Claremont has grown and changed.   Those of you who said, “If they don’t like paying for the current measure they should just leave town,” are displaying the attitude many of us decry—that of residents who have lived here for 40-plus years and who expect everything to run the way they see fit. They mostly have comparatively low property taxes, if any, and can influence decisions because many are retired and have the time to make their voices heard disproportionately at city government.

They should remember why Prop 13 passed in the first place. I remember in 1969 when several retirees I knew personally had to sell and move out of town because they could no longer afford the property taxes on their homes.

One can argue elsewhere whether Prop 13 was the best way to reign in government spending. Those of you who think opponents to SC “should just leave town” should all be ashamed and required to pay at least an equal share of any public projects that you vote for. The “newcomers” are paying enough in property taxes and added fees as it is. 
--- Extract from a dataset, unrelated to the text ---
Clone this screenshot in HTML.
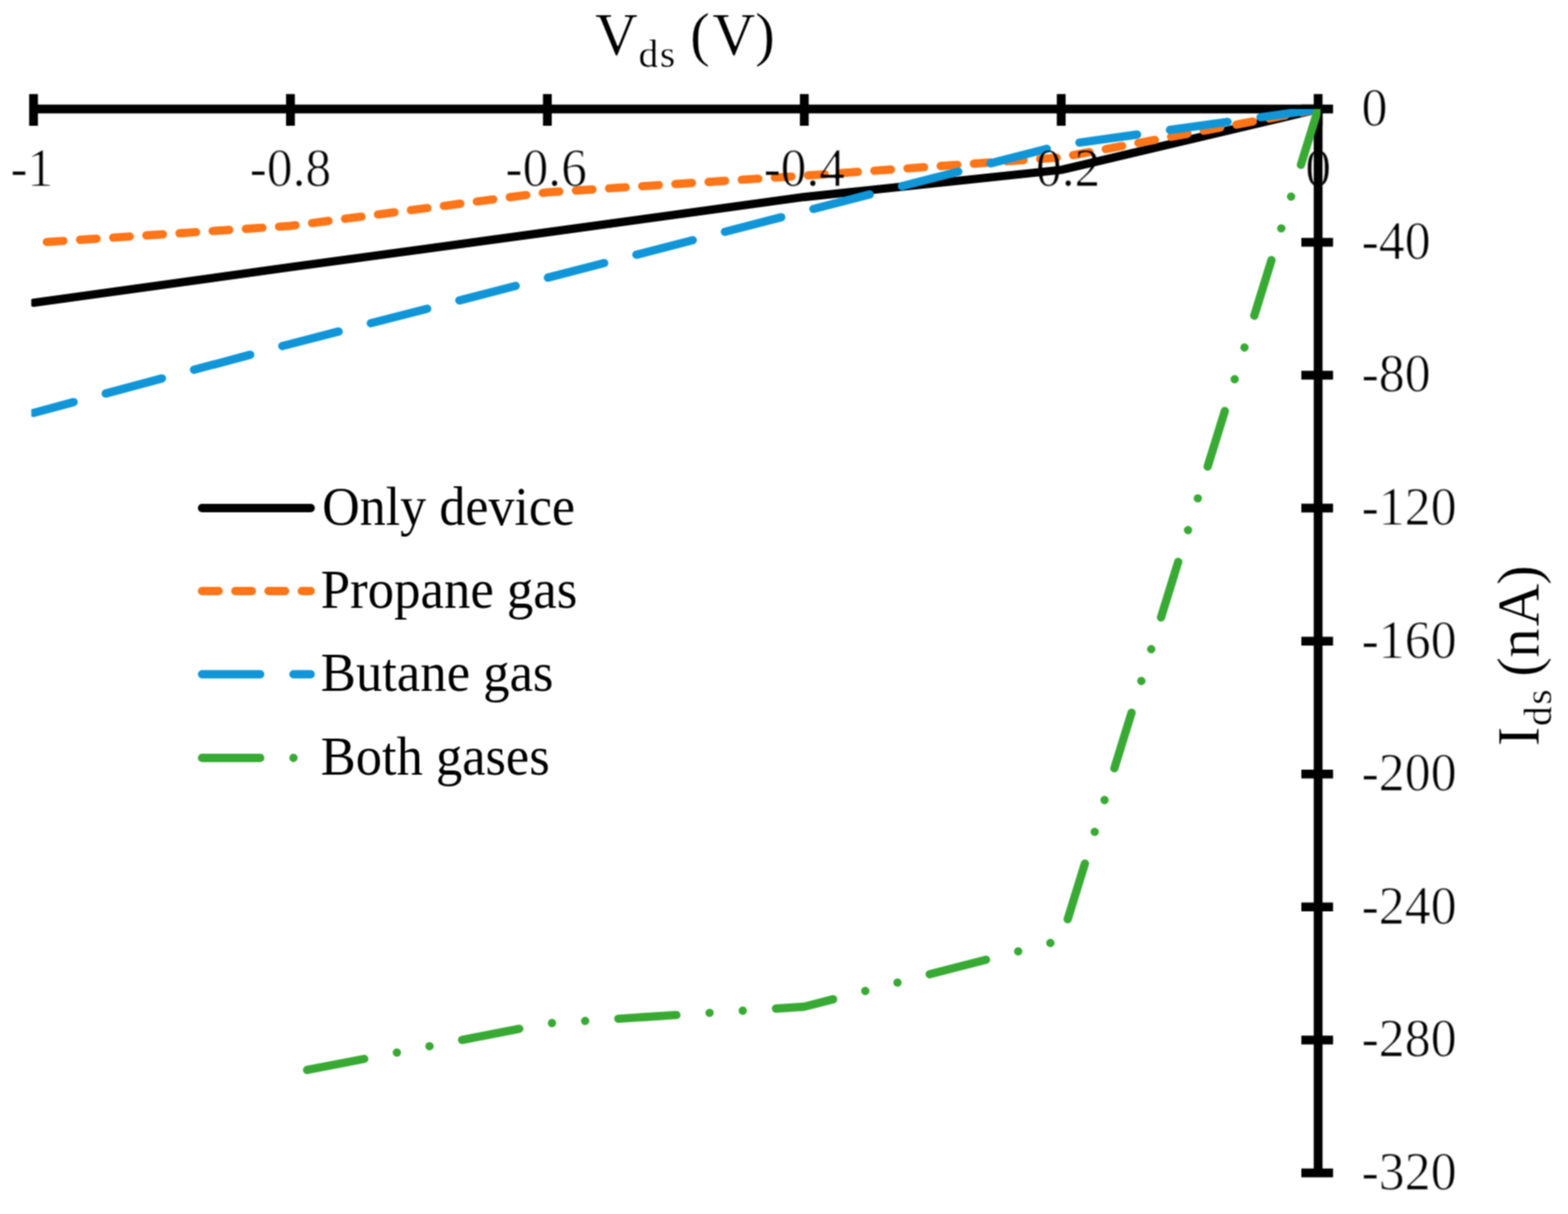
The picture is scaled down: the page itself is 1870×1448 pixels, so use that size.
<!DOCTYPE html>
<html lang="en"><head><meta charset="utf-8"><title>Ids vs Vds</title>
<style>
html,body{margin:0;padding:0;background:#fff;}
body{width:1870px;height:1448px;overflow:hidden;}
svg{display:block;}
text{font-family:"Liberation Serif","Times New Roman",Times,serif;fill:#000;}
</style></head><body>
<svg width="1870" height="1448" viewBox="0 0 1870 1448">
<rect width="1870" height="1448" fill="#fff"/>
<defs><clipPath id="plot"><rect x="37.3" y="129.9" width="1537.5" height="1275"/></clipPath><filter id="soft" x="0" y="0" width="1870" height="1448" filterUnits="userSpaceOnUse" color-interpolation-filters="sRGB"><feConvolveMatrix order="3" kernelMatrix="1 2 1 2 4 2 1 2 1" divisor="16" edgeMode="duplicate" preserveAlpha="false"/></filter><filter id="dig" x="-5%" y="-25%" width="110%" height="150%" color-interpolation-filters="sRGB"><feConvolveMatrix order="3" kernelMatrix="1 2 1 2 4 2 1 2 1" divisor="16" edgeMode="duplicate" preserveAlpha="false" in="SourceGraphic"/><feComponentTransfer result="e"><feFuncA type="linear" slope="3.500" intercept="-2.400"/></feComponentTransfer><feComponentTransfer in="SourceGraphic" result="f"><feFuncA type="linear" slope="0.400" intercept="0"/></feComponentTransfer><feMerge><feMergeNode in="f"/><feMergeNode in="e"/></feMerge></filter><filter id="ttl" x="-5%" y="-25%" width="110%" height="150%" color-interpolation-filters="sRGB"><feConvolveMatrix order="3" kernelMatrix="1 2 1 2 4 2 1 2 1" divisor="16" edgeMode="duplicate" preserveAlpha="false" in="SourceGraphic"/><feComponentTransfer result="e"><feFuncA type="linear" slope="3.000" intercept="-1.600"/></feComponentTransfer><feComponentTransfer in="SourceGraphic" result="f"><feFuncA type="linear" slope="0.500" intercept="0"/></feComponentTransfer><feMerge><feMergeNode in="f"/><feMergeNode in="e"/></feMerge></filter></defs>
<g filter="url(#soft)">
<rect width="1870" height="1448" fill="#fff"/>
<g stroke="#000" stroke-width="10.50" fill="none" stroke-linecap="butt">
<line x1="40.00" y1="130.00" x2="1572.00" y2="130.00"/>
<line x1="1572.00" y1="130.00" x2="1572.00" y2="1399.00"/>
<line x1="40.00" y1="112.2" x2="40.00" y2="150"/>
<line x1="346.40" y1="112.2" x2="346.40" y2="150"/>
<line x1="652.80" y1="112.2" x2="652.80" y2="150"/>
<line x1="959.20" y1="112.2" x2="959.20" y2="150"/>
<line x1="1265.60" y1="112.2" x2="1265.60" y2="150"/>
<line x1="1572.00" y1="112.2" x2="1572.00" y2="150"/>
<line x1="1552" y1="130.00" x2="1589.8" y2="130.00"/>
<line x1="1552" y1="288.89" x2="1589.8" y2="288.89"/>
<line x1="1552" y1="447.48" x2="1589.8" y2="447.48"/>
<line x1="1552" y1="606.06" x2="1589.8" y2="606.06"/>
<line x1="1552" y1="764.65" x2="1589.8" y2="764.65"/>
<line x1="1552" y1="923.24" x2="1589.8" y2="923.24"/>
<line x1="1552" y1="1081.83" x2="1589.8" y2="1081.83"/>
<line x1="1552" y1="1240.41" x2="1589.8" y2="1240.41"/>
<line x1="1552" y1="1399.00" x2="1589.8" y2="1399.00"/>
</g>
<g clip-path="url(#plot)" fill="none" stroke-width="9.90" stroke-linecap="round" stroke-linejoin="round">
<path d="M1572.00 130.30 L1265.60 202.66 L959.20 234.97 L652.80 276.99 L346.40 318.62 L40.00 361.04" stroke="#000000"/>
<path d="M1572.00 130.30 L1265.60 187.79 L959.20 209.59 L652.80 229.42 L346.40 269.46 L40.00 289.68" stroke="#ff7518" stroke-dasharray="19.82 19.82"/>
<path d="M1572.00 130.30 L1265.60 173.12 L959.20 252.02 L652.80 331.31 L346.40 410.21 L40.00 492.47" stroke="#1096d8" stroke-dasharray="69.38 39.65"/>
<path d="M1572.00 130.30 L1265.60 1121.47 L959.20 1200.77 L652.80 1220.59 L346.40 1280.06" stroke="#38aa34" stroke-dasharray="69.38 39.65 0.01 39.65 0.01 39.65"/>
</g>
<g fill="none" stroke-width="9.90" stroke-linecap="round">
<path d="M240.96 606.00 L370.54 606.00" stroke="#000000"/>
<path d="M240.96 705.00 L370.54 705.00" stroke="#ff7518" stroke-dasharray="19.82 19.82"/>
<path d="M240.96 804.30 L370.54 804.30" stroke="#1096d8" stroke-dasharray="69.38 39.65"/>
<path d="M240.96 904.00 L370.54 904.00" stroke="#38aa34" stroke-dasharray="69.38 39.65 0.01 39.65 0.01 39.65"/>
</g>
<g font-size="62" text-anchor="middle" filter="url(#dig)">
<text transform="translate(38.00 222.00) scale(0.9900 1.0450)">-1</text>
<text transform="translate(346.40 222.00) scale(0.9900 1.0450)">-0.8</text>
<text transform="translate(651.30 222.00) scale(0.9900 1.0450)">-0.6</text>
<text transform="translate(959.20 222.00) scale(0.9900 1.0450)">-0.4</text>
<text transform="translate(1263.70 222.00) scale(0.9900 1.0450)">-0.2</text>
<text transform="translate(1572.00 222.00) scale(0.9900 1.0450)">0</text>
</g>
<g font-size="62" text-anchor="start" filter="url(#dig)">
<text transform="translate(1623.70 150.30) scale(1.0000 1.0450)">0</text>
<text transform="translate(1623.70 308.89) scale(1.0000 1.0450)">-40</text>
<text transform="translate(1623.70 467.48) scale(1.0000 1.0450)">-80</text>
<text transform="translate(1623.70 626.06) scale(1.0000 1.0450)">-120</text>
<text transform="translate(1623.70 784.65) scale(1.0000 1.0450)">-160</text>
<text transform="translate(1623.70 943.24) scale(1.0000 1.0450)">-200</text>
<text transform="translate(1623.70 1101.83) scale(1.0000 1.0450)">-240</text>
<text transform="translate(1623.70 1260.41) scale(1.0000 1.0450)">-280</text>
<text transform="translate(1623.70 1419.00) scale(1.0000 1.0450)">-320</text>
</g>
<g font-size="62.3" text-anchor="start">
<text transform="translate(384.30 625.50) scale(0.9960 1.0450)">Only device</text>
<text transform="translate(382.50 725.00) scale(1.0110 1.0450)">Propane gas</text>
<text transform="translate(382.50 824.10) scale(1.0090 1.0450)">Butane gas</text>
<text transform="translate(382.50 923.50) scale(1.0050 1.0450)">Both gases</text>
</g>
<g filter="url(#ttl)">
<text transform="translate(0.00 64.60) scale(1.0000 1.0000)" font-size="71" xml:space="preserve"><tspan x="709.60" y="0">V</tspan><tspan x="761.60 787.00" y="15.70" font-size="47">ds</tspan><tspan x="805.00 823.00 849.40 900.60" y="0"> (V)</tspan></text>
<text transform="translate(1835.00 889.00) rotate(-90) scale(1.0000 1.0000)" font-size="71" xml:space="preserve"><tspan x="-1.20" y="0">I</tspan><tspan x="23.00 48.50" y="14.50" font-size="47">ds</tspan><tspan x="63.80 81.80 104.30 141.80 191.30" y="0"> (nA)</tspan></text>
</g>
</g>
</svg>
</body></html>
Claremont is already too expensive for most young families to afford a home here. Before we know it, CUSD school attendance will drop and there will be no need for the big chunk of fees we are being charged to retrofit the schools.

The city denied an application for a 7-Eleven at Mills and Foothill, because it wasn’t a snooty enough business to be so close to the Colleges. Upland had no problems accepting sales tax from such a business, which was eventually built even closer to the Colleges on Arrow Route!

We are not a large city floating on sales taxes, we don’t need any more grandiose, glamorous service buildings. We have one already at the city yard on Monte Vista that has, I’ve been told, a completely empty second floor. Why was an expensive second floor necessary?

The city is already built out and surely there is no need for a grand expansion of services. Perhaps the city yard building should be taken over by the police department and an extension built to house the technology needed. Surely the city architect saw to it that it was built to accommodate electrical upgrades? The sanitation department can be re-housed in a more modest building.